### What to produce
Leave out every picture, then transcribe the rest of the listing exactly.

### Source material
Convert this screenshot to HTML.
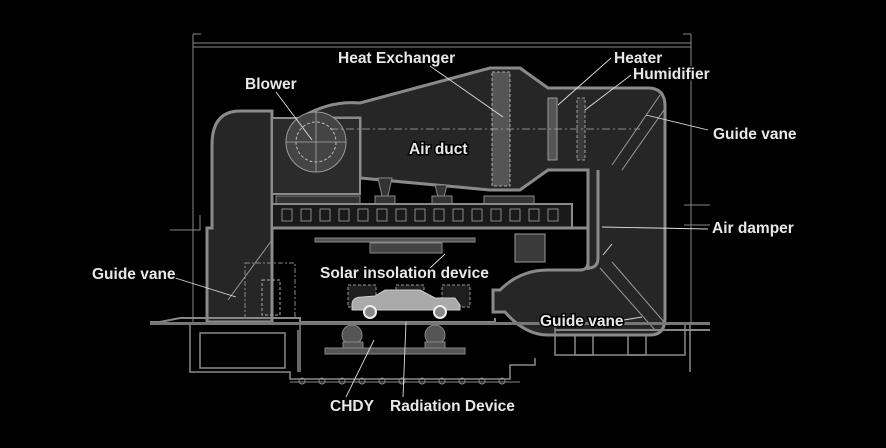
<!DOCTYPE html>
<html><head><meta charset="utf-8"><style>
html,body{margin:0;padding:0;background:#000;}
svg{display:block}
text{font-family:"Liberation Sans",sans-serif;font-weight:bold;font-size:15.5px;fill:#e8e8e8;}
.lb{stroke:#000;stroke-width:3px;paint-order:stroke;}
</style></head><body>
<svg width="886" height="448" viewBox="0 0 886 448" xmlns="http://www.w3.org/2000/svg">
<rect width="886" height="448" fill="#000"/>
<g fill="none" stroke="#888" stroke-width="1">
 <path d="M193,34 V322 M691,34 V322 M193,43 H691 M193,47 H691"/>
 <path d="M193,34 h8 M691,34 h-8"/>
 <path d="M200,215 V230 H170 M684,205 h26 M684,225 h26"/>
</g>
<path d="M272,111 H240 Q212,111 212,145 V228 H207 V322 H272 Z" fill="#262626" stroke="#8a8a8a" stroke-width="3"/>
<path d="M360,103 Q330,100 300,118 H360 V178 L490,190 H520 L548,170 H588 V262 Q588,270 580,270 H548 Q520,270 500,290 H493 V312 H505 Q525,335 548,335 H650 Q665,335 665,318 V106 Q665,88 648,88 H548 L520,68 H490 L360,103 Z" fill="#262626" stroke="#8a8a8a" stroke-width="3"/>
<path d="M598,170 V258 Q598,268 588,268" fill="none" stroke="#8a8a8a" stroke-width="3"/>
<rect x="272" y="118" width="88" height="76" fill="#2b2b2b" stroke="#8a8a8a" stroke-width="2"/>
<circle cx="316" cy="142" r="30" fill="#444" stroke="#999" stroke-width="1"/>
<circle cx="316" cy="142" r="20" fill="none" stroke="#bbb" stroke-width="1" stroke-dasharray="3,2"/>
<path d="M286,142 H346 M316,112 V172" stroke="#aaa" stroke-width="0.8"/>
<rect x="492" y="72" width="18" height="114" fill="#555" stroke="#aaa" stroke-dasharray="3,2"/>
<rect x="548" y="98" width="9" height="62" fill="#555" stroke="#999"/>
<rect x="577" y="98" width="8" height="62" fill="#3a3a3a" stroke="#999" stroke-dasharray="3,2"/>
<path d="M330,129 H640" stroke="#aaa" stroke-dasharray="8,3,2,3" stroke-width="0.8"/>
<path d="M612,165 L660,95 M622,170 L664,110 M600,268 L655,330 M612,262 L664,322" stroke="#999" stroke-width="1"/>
<g fill="#333" stroke="#888">
 <path d="M378,178 h14 l-4,18 h-6 Z"/><path d="M435,185 h12 l-3,12 h-6 Z"/>
 <rect x="276" y="196" width="84" height="8"/><rect x="375" y="196" width="20" height="8"/><rect x="432" y="196" width="20" height="8"/><rect x="484" y="196" width="50" height="8"/>
</g>
<rect x="272" y="204" width="300" height="24" fill="#1a1a1a" stroke="#8a8a8a" stroke-width="2"/>
<g fill="none" stroke="#888">
 <rect x="282" y="209" width="10" height="12"/><rect x="301" y="209" width="10" height="12"/><rect x="320" y="209" width="10" height="12"/><rect x="339" y="209" width="10" height="12"/><rect x="358" y="209" width="10" height="12"/><rect x="377" y="209" width="10" height="12"/><rect x="396" y="209" width="10" height="12"/><rect x="415" y="209" width="10" height="12"/><rect x="434" y="209" width="10" height="12"/><rect x="453" y="209" width="10" height="12"/><rect x="472" y="209" width="10" height="12"/><rect x="491" y="209" width="10" height="12"/><rect x="510" y="209" width="10" height="12"/><rect x="529" y="209" width="10" height="12"/><rect x="548" y="209" width="10" height="12"/>
</g>
<path d="M272,228 H588 V270 M272,228 V322" fill="none" stroke="#8a8a8a" stroke-width="3"/>
<rect x="315" y="238" width="160" height="4" fill="#555" stroke="#888"/>
<rect x="370" y="243" width="72" height="10" fill="#444" stroke="#888"/>
<rect x="515" y="234" width="30" height="28" fill="#3a3a3a" stroke="#999"/>
<g fill="#1e1e1e" stroke="#999" stroke-dasharray="3,2">
 <rect x="348" y="285" width="28" height="22"/><rect x="396" y="285" width="28" height="22"/><rect x="442" y="285" width="28" height="22"/>
</g>
<path d="M352,305 Q352,297 362,297 L375,296 L385,290 H420 L435,298 H455 L460,305 V310 H352 Z" fill="#aaa" stroke="#ccc"/>
<circle cx="370" cy="312" r="6" fill="#888" stroke="#eee" stroke-width="2"/>
<circle cx="440" cy="312" r="6" fill="#888" stroke="#eee" stroke-width="2"/>
<path d="M150,322 H160 L180,318 H300 V322 H495 V318 M555,330 H710" stroke="#888" stroke-width="2" fill="none"/>
<rect x="150" y="322" width="560" height="3" fill="#777"/>
<g fill="none" stroke="#8a8a8a" stroke-width="1.5">
 <path d="M190,325 V372 H290 V379 H510 V365 H535 V358 M300,325 V372 M298,330 V372"/>
 <rect x="200" y="333" width="85" height="35"/>
 <path d="M555,325 V355 H685 V325 M690,325 V372"/>
 <rect x="575" y="335" width="18" height="20"/><rect x="628" y="335" width="18" height="20"/>
</g>
<g fill="#555" stroke="#888">
 <circle cx="352" cy="335" r="10"/><circle cx="435" cy="335" r="10"/>
 <rect x="325" y="348" width="140" height="6"/><rect x="343" y="342" width="20" height="6"/><rect x="425" y="342" width="20" height="6"/>
</g>
<g stroke="#888" fill="none">
 <path d="M290,382 H520"/><circle cx="302" cy="381" r="3"/><circle cx="322" cy="381" r="3"/><circle cx="342" cy="381" r="3"/><circle cx="362" cy="381" r="3"/><circle cx="382" cy="381" r="3"/><circle cx="402" cy="381" r="3"/><circle cx="422" cy="381" r="3"/><circle cx="442" cy="381" r="3"/><circle cx="462" cy="381" r="3"/><circle cx="482" cy="381" r="3"/><circle cx="502" cy="381" r="3"/>
</g>
<rect x="245" y="263" width="50" height="55" fill="none" stroke="#888" stroke-dasharray="5,2,2,2"/>
<rect x="262" y="280" width="18" height="35" fill="none" stroke="#aaa" stroke-dasharray="3,2"/>
<path d="M228,300 L272,240" stroke="#999"/>
<g stroke="#ddd" stroke-width="0.9" fill="none">
 <path d="M276,92 L312,140"/><path d="M430,66 L503,117"/><path d="M611,58 L558,105"/><path d="M631,75 L585,110"/>
 <path d="M708,130 L646,115"/><path d="M708,229 L602,227"/><path d="M612,244 L603,255"/>
 <path d="M172,277 L236,297"/><path d="M430,268 L445,254"/><path d="M624,320 L642,317"/>
 <path d="M346,397 L374,340"/><path d="M403,397 L406,322"/>
</g>
<text class="lb" x="338" y="63">Heat Exchanger</text>
<text class="lb" x="245" y="89">Blower</text>
<text class="lb" x="614" y="63">Heater</text>
<text class="lb" x="633" y="79">Humidifier</text>
<text class="lb" x="713" y="139">Guide vane</text>
<text class="lb" x="409" y="154">Air duct</text>
<text class="lb" x="712" y="233">Air damper</text>
<text class="lb" x="92" y="279">Guide vane</text>
<text class="lb" x="320" y="278">Solar insolation device</text>
<text class="lb" x="540" y="326">Guide vane</text>
<text class="lb" x="330" y="411">CHDY</text>
<text class="lb" x="390" y="411">Radiation Device</text>
</svg>
</body></html>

### Output for this task
Convert this screenshot to HTML.
<!DOCTYPE html>
<html><head><meta charset="utf-8"><style>
html,body{margin:0;padding:0;background:#000;}
svg{display:block}
text{font-family:"Liberation Sans",sans-serif;font-weight:bold;font-size:15.5px;fill:#e8e8e8;}
.lb{stroke:#000;stroke-width:3px;paint-order:stroke;}
</style></head><body>
<svg width="886" height="448" viewBox="0 0 886 448" xmlns="http://www.w3.org/2000/svg">
<rect width="886" height="448" fill="#000"/>
<g fill="none" stroke="#888" stroke-width="1">
 <path d="M193,34 V322 M691,34 V322 M193,43 H691 M193,47 H691"/>
 <path d="M193,34 h8 M691,34 h-8"/>
 <path d="M200,215 V230 H170 M684,205 h26 M684,225 h26"/>
</g>
<path d="M272,111 H240 Q212,111 212,145 V228 H207 V322 H272 Z" fill="#262626" stroke="#8a8a8a" stroke-width="3"/>
<path d="M360,103 Q330,100 300,118 H360 V178 L490,190 H520 L548,170 H588 V262 Q588,270 580,270 H548 Q520,270 500,290 H493 V312 H505 Q525,335 548,335 H650 Q665,335 665,318 V106 Q665,88 648,88 H548 L520,68 H490 L360,103 Z" fill="#262626" stroke="#8a8a8a" stroke-width="3"/>
<path d="M598,170 V258 Q598,268 588,268" fill="none" stroke="#8a8a8a" stroke-width="3"/>
<rect x="272" y="118" width="88" height="76" fill="#2b2b2b" stroke="#8a8a8a" stroke-width="2"/>
<circle cx="316" cy="142" r="30" fill="#444" stroke="#999" stroke-width="1"/>
<circle cx="316" cy="142" r="20" fill="none" stroke="#bbb" stroke-width="1" stroke-dasharray="3,2"/>
<path d="M286,142 H346 M316,112 V172" stroke="#aaa" stroke-width="0.8"/>
<rect x="492" y="72" width="18" height="114" fill="#555" stroke="#aaa" stroke-dasharray="3,2"/>
<rect x="548" y="98" width="9" height="62" fill="#555" stroke="#999"/>
<rect x="577" y="98" width="8" height="62" fill="#3a3a3a" stroke="#999" stroke-dasharray="3,2"/>
<path d="M330,129 H640" stroke="#aaa" stroke-dasharray="8,3,2,3" stroke-width="0.8"/>
<path d="M612,165 L660,95 M622,170 L664,110 M600,268 L655,330 M612,262 L664,322" stroke="#999" stroke-width="1"/>
<g fill="#333" stroke="#888">
 <path d="M378,178 h14 l-4,18 h-6 Z"/><path d="M435,185 h12 l-3,12 h-6 Z"/>
 <rect x="276" y="196" width="84" height="8"/><rect x="375" y="196" width="20" height="8"/><rect x="432" y="196" width="20" height="8"/><rect x="484" y="196" width="50" height="8"/>
</g>
<rect x="272" y="204" width="300" height="24" fill="#1a1a1a" stroke="#8a8a8a" stroke-width="2"/>
<g fill="none" stroke="#888">
 <rect x="282" y="209" width="10" height="12"/><rect x="301" y="209" width="10" height="12"/><rect x="320" y="209" width="10" height="12"/><rect x="339" y="209" width="10" height="12"/><rect x="358" y="209" width="10" height="12"/><rect x="377" y="209" width="10" height="12"/><rect x="396" y="209" width="10" height="12"/><rect x="415" y="209" width="10" height="12"/><rect x="434" y="209" width="10" height="12"/><rect x="453" y="209" width="10" height="12"/><rect x="472" y="209" width="10" height="12"/><rect x="491" y="209" width="10" height="12"/><rect x="510" y="209" width="10" height="12"/><rect x="529" y="209" width="10" height="12"/><rect x="548" y="209" width="10" height="12"/>
</g>
<path d="M272,228 H588 V270 M272,228 V322" fill="none" stroke="#8a8a8a" stroke-width="3"/>
<rect x="315" y="238" width="160" height="4" fill="#555" stroke="#888"/>
<rect x="370" y="243" width="72" height="10" fill="#444" stroke="#888"/>
<rect x="515" y="234" width="30" height="28" fill="#3a3a3a" stroke="#999"/>
<g fill="#1e1e1e" stroke="#999" stroke-dasharray="3,2">
 <rect x="348" y="285" width="28" height="22"/><rect x="396" y="285" width="28" height="22"/><rect x="442" y="285" width="28" height="22"/>
</g>
<path d="M352,305 Q352,297 362,297 L375,296 L385,290 H420 L435,298 H455 L460,305 V310 H352 Z" fill="#aaa" stroke="#ccc"/>
<circle cx="370" cy="312" r="6" fill="#888" stroke="#eee" stroke-width="2"/>
<circle cx="440" cy="312" r="6" fill="#888" stroke="#eee" stroke-width="2"/>
<path d="M150,322 H160 L180,318 H300 V322 H495 V318 M555,330 H710" stroke="#888" stroke-width="2" fill="none"/>
<rect x="150" y="322" width="560" height="3" fill="#777"/>
<g fill="none" stroke="#8a8a8a" stroke-width="1.5">
 <path d="M190,325 V372 H290 V379 H510 V365 H535 V358 M300,325 V372 M298,330 V372"/>
 <rect x="200" y="333" width="85" height="35"/>
 <path d="M555,325 V355 H685 V325 M690,325 V372"/>
 <rect x="575" y="335" width="18" height="20"/><rect x="628" y="335" width="18" height="20"/>
</g>
<g fill="#555" stroke="#888">
 <circle cx="352" cy="335" r="10"/><circle cx="435" cy="335" r="10"/>
 <rect x="325" y="348" width="140" height="6"/><rect x="343" y="342" width="20" height="6"/><rect x="425" y="342" width="20" height="6"/>
</g>
<g stroke="#888" fill="none">
 <path d="M290,382 H520"/><circle cx="302" cy="381" r="3"/><circle cx="322" cy="381" r="3"/><circle cx="342" cy="381" r="3"/><circle cx="362" cy="381" r="3"/><circle cx="382" cy="381" r="3"/><circle cx="402" cy="381" r="3"/><circle cx="422" cy="381" r="3"/><circle cx="442" cy="381" r="3"/><circle cx="462" cy="381" r="3"/><circle cx="482" cy="381" r="3"/><circle cx="502" cy="381" r="3"/>
</g>
<rect x="245" y="263" width="50" height="55" fill="none" stroke="#888" stroke-dasharray="5,2,2,2"/>
<rect x="262" y="280" width="18" height="35" fill="none" stroke="#aaa" stroke-dasharray="3,2"/>
<path d="M228,300 L272,240" stroke="#999"/>
<g stroke="#ddd" stroke-width="0.9" fill="none">
 <path d="M276,92 L312,140"/><path d="M430,66 L503,117"/><path d="M611,58 L558,105"/><path d="M631,75 L585,110"/>
 <path d="M708,130 L646,115"/><path d="M708,229 L602,227"/><path d="M612,244 L603,255"/>
 <path d="M172,277 L236,297"/><path d="M430,268 L445,254"/><path d="M624,320 L642,317"/>
 <path d="M346,397 L374,340"/><path d="M403,397 L406,322"/>
</g>
<text class="lb" x="338" y="63">Heat Exchanger</text>
<text class="lb" x="245" y="89">Blower</text>
<text class="lb" x="614" y="63">Heater</text>
<text class="lb" x="633" y="79">Humidifier</text>
<text class="lb" x="713" y="139">Guide vane</text>
<text class="lb" x="409" y="154">Air duct</text>
<text class="lb" x="712" y="233">Air damper</text>
<text class="lb" x="92" y="279">Guide vane</text>
<text class="lb" x="320" y="278">Solar insolation device</text>
<text class="lb" x="540" y="326">Guide vane</text>
<text class="lb" x="330" y="411">CHDY</text>
<text class="lb" x="390" y="411">Radiation Device</text>
</svg>
</body></html>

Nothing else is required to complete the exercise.